* THE TASK: Repeat only the lines running from the beginning of the material through the line that contains "plt.rcParams['mathtext.bf'] = 'DejaVu".

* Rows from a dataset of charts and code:
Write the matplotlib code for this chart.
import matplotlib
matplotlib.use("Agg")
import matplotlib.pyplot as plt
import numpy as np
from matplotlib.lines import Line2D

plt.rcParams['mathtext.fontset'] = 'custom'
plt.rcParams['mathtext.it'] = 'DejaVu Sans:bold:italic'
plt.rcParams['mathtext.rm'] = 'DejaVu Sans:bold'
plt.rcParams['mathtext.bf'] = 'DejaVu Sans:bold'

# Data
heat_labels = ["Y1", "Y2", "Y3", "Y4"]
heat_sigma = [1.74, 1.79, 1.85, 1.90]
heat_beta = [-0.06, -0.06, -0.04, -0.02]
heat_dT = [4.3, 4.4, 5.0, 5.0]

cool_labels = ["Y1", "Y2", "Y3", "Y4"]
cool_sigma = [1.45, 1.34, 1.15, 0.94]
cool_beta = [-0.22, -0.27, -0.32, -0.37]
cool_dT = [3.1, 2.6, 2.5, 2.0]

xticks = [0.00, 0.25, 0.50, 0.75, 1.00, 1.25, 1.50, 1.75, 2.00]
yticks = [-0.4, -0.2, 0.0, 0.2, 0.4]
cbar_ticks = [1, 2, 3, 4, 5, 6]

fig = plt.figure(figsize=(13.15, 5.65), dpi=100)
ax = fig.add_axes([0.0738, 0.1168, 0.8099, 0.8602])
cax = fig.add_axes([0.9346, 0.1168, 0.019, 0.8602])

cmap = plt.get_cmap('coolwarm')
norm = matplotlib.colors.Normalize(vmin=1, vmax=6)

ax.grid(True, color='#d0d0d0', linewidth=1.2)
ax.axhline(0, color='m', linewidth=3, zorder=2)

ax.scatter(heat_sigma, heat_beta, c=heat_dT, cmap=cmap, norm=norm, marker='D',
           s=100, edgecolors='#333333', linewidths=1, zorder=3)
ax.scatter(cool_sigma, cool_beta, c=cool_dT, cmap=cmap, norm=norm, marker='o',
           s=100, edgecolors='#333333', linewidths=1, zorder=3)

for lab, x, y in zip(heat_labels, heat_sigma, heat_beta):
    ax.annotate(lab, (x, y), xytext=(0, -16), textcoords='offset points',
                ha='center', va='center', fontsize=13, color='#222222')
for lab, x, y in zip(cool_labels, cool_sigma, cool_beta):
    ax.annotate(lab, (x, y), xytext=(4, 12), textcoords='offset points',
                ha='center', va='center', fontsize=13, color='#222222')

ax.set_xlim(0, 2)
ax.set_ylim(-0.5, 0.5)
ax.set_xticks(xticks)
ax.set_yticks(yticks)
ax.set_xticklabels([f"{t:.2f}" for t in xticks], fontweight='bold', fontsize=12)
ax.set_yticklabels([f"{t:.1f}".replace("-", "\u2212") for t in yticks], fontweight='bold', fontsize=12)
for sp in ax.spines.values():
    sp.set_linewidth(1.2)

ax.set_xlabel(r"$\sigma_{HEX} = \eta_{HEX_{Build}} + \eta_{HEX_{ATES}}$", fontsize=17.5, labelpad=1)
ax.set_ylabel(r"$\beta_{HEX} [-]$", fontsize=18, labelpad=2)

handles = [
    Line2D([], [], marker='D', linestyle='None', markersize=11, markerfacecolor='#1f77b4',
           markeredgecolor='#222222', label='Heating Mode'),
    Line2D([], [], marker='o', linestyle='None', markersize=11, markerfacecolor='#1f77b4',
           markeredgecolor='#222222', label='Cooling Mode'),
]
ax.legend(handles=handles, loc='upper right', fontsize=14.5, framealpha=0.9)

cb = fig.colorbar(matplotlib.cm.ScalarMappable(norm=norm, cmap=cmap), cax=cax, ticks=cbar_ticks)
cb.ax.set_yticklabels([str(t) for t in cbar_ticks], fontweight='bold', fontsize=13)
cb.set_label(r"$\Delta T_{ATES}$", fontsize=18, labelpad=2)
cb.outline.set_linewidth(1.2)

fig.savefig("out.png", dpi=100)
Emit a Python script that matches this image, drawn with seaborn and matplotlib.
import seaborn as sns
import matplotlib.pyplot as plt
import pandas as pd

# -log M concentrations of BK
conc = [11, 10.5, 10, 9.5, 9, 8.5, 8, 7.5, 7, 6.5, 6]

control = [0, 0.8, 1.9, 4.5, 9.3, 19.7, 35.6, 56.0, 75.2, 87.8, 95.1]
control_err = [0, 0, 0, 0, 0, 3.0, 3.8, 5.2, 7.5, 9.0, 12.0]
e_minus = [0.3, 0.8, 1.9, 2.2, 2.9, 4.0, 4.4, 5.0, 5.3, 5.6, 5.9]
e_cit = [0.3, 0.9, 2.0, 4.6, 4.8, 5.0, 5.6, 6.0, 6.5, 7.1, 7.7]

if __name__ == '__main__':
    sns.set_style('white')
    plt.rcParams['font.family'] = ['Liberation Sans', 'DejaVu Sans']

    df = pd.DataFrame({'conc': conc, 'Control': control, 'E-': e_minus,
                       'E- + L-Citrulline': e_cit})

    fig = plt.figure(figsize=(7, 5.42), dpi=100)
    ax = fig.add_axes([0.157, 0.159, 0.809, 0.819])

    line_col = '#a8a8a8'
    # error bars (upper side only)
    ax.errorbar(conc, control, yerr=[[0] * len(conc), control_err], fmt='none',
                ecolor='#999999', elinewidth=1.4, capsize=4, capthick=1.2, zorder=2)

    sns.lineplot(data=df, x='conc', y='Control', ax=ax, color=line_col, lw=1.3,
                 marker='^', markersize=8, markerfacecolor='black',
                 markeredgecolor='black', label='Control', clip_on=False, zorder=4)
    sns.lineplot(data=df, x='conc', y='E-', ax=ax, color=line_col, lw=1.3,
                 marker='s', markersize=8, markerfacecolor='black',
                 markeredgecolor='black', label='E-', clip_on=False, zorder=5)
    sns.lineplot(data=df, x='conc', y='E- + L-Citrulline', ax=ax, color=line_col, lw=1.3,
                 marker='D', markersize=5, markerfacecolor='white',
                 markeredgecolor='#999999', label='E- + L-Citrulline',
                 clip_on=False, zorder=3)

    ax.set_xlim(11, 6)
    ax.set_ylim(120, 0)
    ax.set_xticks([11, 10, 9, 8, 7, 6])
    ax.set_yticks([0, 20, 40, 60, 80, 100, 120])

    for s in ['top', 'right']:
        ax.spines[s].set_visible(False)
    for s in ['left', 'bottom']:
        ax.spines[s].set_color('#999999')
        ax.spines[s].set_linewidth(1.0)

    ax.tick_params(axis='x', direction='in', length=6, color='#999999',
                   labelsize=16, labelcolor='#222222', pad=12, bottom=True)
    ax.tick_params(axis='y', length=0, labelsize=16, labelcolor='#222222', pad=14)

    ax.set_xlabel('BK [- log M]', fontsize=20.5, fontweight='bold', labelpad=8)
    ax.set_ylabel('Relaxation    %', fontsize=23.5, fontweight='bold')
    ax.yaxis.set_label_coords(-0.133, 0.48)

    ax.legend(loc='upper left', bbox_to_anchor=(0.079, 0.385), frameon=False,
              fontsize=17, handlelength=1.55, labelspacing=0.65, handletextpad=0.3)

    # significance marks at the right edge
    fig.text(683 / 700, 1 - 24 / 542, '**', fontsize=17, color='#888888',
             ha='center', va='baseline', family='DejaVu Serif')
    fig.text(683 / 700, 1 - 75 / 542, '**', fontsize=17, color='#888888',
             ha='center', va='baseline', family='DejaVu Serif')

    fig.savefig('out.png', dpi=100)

* SOLUTION FOR THIS EXERCISE:
Write the matplotlib code for this chart.
import matplotlib
matplotlib.use("Agg")
import matplotlib.pyplot as plt
import numpy as np
from matplotlib.lines import Line2D

plt.rcParams['mathtext.fontset'] = 'custom'
plt.rcParams['mathtext.it'] = 'DejaVu Sans:bold:italic'
plt.rcParams['mathtext.rm'] = 'DejaVu Sans:bold'
plt.rcParams['mathtext.bf'] = 'DejaVu Sans:bold'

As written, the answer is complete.